• [Challenge]: Starting with the first line and ending with the line that holds "Chart.register(...registerables);", repeat the material exactly.

— Begin Dataset excerpts —

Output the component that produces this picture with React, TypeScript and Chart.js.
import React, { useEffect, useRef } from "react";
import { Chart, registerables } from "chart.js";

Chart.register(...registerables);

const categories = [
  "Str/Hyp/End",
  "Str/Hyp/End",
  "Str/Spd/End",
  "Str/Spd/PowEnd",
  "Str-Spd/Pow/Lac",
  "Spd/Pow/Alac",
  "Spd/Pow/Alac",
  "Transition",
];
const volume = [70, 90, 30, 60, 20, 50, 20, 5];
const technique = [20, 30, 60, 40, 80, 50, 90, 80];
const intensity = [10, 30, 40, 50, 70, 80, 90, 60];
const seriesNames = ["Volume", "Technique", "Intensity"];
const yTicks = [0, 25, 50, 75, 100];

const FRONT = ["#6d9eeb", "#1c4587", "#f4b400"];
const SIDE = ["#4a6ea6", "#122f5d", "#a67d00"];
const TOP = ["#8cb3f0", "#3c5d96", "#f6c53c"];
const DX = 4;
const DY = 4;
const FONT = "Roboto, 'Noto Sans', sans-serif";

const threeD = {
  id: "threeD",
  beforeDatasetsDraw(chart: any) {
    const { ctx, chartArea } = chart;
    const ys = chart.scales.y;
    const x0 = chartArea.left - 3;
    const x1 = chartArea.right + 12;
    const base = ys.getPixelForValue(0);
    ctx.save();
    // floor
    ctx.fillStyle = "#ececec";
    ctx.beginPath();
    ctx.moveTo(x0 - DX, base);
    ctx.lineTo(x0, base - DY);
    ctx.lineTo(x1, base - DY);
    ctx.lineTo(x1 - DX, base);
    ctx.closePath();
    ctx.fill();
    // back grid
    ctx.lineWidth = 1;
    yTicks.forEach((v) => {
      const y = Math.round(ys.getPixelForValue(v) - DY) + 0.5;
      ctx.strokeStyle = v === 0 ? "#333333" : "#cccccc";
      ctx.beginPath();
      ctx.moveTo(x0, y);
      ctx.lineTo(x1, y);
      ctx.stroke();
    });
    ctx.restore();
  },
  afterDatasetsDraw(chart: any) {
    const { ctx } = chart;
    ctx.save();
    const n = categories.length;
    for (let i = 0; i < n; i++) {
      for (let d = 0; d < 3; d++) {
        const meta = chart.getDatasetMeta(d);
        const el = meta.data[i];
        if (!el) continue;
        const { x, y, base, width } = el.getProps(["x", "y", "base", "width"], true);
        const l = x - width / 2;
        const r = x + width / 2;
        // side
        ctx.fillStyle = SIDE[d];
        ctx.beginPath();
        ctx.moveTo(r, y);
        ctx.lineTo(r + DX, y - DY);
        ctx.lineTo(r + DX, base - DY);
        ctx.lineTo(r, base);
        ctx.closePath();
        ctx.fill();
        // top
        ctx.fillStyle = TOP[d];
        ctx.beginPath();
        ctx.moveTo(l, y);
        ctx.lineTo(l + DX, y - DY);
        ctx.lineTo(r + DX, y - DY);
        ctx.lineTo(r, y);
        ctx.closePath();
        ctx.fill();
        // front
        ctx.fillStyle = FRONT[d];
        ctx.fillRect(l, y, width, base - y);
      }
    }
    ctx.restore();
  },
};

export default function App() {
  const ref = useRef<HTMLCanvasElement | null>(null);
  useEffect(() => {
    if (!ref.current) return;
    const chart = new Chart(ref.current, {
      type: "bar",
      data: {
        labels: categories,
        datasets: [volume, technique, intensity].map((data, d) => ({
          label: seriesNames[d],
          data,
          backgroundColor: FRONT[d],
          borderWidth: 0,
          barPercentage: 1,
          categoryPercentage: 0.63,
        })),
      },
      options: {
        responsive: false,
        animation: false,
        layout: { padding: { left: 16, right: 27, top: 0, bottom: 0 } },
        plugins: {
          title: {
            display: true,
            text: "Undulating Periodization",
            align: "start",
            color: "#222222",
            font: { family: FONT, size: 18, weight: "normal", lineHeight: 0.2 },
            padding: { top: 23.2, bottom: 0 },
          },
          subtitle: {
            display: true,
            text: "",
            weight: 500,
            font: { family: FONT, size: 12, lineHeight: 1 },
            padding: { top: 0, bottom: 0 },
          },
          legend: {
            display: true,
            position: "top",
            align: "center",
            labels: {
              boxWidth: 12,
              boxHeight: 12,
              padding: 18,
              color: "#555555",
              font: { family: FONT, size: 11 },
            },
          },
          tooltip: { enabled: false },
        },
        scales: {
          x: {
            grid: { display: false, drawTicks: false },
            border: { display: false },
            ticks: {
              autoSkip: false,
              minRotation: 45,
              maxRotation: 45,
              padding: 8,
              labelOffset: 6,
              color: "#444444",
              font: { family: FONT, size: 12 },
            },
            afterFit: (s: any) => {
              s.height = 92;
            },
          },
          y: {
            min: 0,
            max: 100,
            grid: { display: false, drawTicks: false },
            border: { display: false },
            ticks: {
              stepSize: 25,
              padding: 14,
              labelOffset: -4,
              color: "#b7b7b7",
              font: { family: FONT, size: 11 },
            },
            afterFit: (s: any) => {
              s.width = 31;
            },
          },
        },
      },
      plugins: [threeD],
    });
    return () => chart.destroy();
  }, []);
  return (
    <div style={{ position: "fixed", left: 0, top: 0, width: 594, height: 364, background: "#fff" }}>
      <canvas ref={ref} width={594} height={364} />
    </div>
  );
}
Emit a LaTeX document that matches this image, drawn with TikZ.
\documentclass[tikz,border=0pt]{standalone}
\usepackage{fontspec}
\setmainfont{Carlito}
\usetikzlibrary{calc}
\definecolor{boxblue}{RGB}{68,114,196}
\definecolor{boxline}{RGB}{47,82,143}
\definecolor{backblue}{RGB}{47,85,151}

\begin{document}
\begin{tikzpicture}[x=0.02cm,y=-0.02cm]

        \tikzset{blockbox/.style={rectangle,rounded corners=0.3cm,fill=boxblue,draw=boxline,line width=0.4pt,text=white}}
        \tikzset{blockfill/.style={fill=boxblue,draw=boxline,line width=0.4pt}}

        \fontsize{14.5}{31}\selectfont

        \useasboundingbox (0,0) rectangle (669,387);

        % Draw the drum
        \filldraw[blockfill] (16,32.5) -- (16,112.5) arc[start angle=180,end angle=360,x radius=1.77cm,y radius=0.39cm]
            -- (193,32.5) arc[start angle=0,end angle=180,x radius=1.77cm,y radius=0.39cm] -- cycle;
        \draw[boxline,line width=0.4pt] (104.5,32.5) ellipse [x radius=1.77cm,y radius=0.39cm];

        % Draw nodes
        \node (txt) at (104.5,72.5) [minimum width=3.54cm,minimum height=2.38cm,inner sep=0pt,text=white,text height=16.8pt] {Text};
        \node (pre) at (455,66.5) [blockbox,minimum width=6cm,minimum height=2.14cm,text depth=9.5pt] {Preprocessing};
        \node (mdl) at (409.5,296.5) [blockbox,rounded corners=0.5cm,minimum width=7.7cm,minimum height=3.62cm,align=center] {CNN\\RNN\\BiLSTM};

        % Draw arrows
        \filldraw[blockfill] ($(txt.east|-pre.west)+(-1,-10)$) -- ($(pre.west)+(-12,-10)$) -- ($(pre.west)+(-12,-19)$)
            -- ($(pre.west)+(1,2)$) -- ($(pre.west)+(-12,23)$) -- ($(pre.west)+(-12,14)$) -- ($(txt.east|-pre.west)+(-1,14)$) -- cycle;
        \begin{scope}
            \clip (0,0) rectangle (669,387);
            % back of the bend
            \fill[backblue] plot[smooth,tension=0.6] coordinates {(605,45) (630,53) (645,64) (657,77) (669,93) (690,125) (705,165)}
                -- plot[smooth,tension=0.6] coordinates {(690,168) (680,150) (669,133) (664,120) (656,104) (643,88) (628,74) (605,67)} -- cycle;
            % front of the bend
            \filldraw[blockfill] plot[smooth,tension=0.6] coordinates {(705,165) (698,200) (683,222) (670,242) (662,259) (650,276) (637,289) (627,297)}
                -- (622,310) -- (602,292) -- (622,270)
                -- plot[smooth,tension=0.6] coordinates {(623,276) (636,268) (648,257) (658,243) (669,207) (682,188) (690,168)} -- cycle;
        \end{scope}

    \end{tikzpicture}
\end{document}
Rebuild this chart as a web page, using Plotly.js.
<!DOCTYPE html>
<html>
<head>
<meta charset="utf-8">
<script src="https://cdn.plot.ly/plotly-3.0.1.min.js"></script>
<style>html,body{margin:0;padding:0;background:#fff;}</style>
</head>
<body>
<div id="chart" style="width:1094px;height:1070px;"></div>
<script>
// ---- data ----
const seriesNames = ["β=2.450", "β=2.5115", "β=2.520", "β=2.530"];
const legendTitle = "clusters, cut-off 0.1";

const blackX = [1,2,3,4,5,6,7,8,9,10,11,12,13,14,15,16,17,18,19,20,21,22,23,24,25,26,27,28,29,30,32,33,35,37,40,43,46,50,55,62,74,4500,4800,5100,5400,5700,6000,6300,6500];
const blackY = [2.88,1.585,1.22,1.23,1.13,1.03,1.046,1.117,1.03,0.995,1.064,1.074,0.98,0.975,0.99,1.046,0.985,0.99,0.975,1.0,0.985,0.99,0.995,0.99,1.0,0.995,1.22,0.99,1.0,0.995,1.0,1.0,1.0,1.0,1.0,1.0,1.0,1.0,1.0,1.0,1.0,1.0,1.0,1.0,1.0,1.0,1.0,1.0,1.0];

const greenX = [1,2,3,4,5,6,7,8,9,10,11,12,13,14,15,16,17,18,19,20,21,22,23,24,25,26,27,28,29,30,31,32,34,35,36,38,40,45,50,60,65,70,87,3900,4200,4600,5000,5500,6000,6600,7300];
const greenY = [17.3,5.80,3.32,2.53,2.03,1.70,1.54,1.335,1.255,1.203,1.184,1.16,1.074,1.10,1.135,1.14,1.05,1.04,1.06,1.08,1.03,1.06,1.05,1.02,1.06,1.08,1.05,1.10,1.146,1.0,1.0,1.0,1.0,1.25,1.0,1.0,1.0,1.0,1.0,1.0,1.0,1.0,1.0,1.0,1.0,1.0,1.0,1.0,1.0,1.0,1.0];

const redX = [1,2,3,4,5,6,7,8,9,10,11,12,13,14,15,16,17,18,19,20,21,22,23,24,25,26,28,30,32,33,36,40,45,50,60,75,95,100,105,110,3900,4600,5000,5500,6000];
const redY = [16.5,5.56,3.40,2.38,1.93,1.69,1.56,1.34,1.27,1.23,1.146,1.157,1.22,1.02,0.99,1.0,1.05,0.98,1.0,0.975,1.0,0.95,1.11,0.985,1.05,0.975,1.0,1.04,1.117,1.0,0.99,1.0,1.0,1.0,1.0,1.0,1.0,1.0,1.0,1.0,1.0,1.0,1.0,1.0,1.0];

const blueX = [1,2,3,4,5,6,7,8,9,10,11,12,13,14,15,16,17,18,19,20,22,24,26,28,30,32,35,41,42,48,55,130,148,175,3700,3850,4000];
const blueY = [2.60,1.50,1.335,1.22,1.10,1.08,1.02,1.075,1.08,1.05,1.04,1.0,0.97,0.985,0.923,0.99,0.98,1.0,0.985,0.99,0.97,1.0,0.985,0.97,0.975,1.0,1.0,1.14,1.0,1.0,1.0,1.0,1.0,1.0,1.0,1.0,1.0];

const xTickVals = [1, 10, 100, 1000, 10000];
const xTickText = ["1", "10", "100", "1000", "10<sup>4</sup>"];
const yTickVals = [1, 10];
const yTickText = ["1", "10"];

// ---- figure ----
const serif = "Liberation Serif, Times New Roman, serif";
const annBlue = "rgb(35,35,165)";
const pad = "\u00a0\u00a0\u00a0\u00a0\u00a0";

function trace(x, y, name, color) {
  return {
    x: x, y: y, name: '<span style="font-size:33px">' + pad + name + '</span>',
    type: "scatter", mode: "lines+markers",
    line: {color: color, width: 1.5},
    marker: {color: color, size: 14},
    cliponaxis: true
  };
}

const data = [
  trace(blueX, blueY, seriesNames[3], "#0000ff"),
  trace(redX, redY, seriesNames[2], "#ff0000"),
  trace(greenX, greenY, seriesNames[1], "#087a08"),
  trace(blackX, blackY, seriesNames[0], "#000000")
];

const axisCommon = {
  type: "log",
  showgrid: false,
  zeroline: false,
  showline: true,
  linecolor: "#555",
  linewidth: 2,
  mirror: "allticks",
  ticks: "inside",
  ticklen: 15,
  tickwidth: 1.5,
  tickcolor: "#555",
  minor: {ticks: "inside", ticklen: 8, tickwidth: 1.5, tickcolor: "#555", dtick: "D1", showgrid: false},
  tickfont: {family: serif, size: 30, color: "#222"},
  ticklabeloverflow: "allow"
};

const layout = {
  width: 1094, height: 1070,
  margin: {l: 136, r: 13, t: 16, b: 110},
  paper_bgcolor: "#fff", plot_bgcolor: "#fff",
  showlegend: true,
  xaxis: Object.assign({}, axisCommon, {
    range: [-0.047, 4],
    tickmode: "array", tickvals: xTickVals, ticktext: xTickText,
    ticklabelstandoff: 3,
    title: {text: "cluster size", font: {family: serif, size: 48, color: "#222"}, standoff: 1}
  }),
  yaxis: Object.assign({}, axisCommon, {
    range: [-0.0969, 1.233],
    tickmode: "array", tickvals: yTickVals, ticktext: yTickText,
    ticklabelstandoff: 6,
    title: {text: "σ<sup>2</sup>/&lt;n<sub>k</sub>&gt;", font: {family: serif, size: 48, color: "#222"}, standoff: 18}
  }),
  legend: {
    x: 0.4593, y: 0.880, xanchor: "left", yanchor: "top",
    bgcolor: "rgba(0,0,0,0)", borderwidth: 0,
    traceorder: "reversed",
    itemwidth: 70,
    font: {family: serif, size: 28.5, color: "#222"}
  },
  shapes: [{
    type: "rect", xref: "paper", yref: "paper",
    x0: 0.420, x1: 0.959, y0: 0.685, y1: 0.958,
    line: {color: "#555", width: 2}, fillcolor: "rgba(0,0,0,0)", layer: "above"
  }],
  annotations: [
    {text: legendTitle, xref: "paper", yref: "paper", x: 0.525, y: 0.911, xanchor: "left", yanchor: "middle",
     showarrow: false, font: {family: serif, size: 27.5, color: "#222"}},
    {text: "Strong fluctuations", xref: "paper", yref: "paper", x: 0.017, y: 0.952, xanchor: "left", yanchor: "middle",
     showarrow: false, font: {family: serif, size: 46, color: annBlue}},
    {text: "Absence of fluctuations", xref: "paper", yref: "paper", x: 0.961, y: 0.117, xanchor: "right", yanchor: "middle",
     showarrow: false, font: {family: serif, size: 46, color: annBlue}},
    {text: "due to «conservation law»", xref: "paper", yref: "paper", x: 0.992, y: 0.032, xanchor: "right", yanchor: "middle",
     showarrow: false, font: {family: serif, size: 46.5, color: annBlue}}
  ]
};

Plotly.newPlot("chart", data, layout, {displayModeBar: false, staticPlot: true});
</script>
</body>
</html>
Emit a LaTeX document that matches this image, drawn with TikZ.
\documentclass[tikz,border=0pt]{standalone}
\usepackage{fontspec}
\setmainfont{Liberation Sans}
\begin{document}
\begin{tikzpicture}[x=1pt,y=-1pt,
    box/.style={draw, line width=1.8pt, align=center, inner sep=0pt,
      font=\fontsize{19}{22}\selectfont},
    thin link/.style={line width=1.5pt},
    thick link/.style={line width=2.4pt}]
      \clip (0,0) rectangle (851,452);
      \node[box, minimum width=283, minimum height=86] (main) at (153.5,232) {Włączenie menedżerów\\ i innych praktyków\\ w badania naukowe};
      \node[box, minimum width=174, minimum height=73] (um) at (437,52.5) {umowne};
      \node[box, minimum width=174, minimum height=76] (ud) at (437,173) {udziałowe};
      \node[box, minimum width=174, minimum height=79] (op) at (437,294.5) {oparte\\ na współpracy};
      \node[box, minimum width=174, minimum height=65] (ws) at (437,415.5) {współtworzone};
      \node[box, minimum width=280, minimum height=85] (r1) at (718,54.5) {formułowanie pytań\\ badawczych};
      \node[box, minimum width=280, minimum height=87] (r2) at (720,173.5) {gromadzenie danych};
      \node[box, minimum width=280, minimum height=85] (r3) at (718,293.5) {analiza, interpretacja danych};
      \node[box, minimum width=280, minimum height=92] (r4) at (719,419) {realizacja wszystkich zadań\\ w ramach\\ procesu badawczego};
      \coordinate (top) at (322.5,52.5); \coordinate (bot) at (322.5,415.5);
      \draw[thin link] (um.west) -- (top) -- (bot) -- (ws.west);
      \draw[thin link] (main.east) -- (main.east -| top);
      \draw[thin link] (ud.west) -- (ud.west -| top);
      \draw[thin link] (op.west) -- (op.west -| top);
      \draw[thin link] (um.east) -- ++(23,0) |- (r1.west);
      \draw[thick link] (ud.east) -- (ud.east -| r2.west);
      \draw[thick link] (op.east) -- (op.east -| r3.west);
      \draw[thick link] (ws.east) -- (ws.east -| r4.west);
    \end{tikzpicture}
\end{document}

— End Dataset excerpts —

• [Written solution]:
Output the component that produces this picture with React, TypeScript and Chart.js.
import React, { useEffect, useRef } from "react";
import { Chart, registerables } from "chart.js";

Chart.register(...registerables);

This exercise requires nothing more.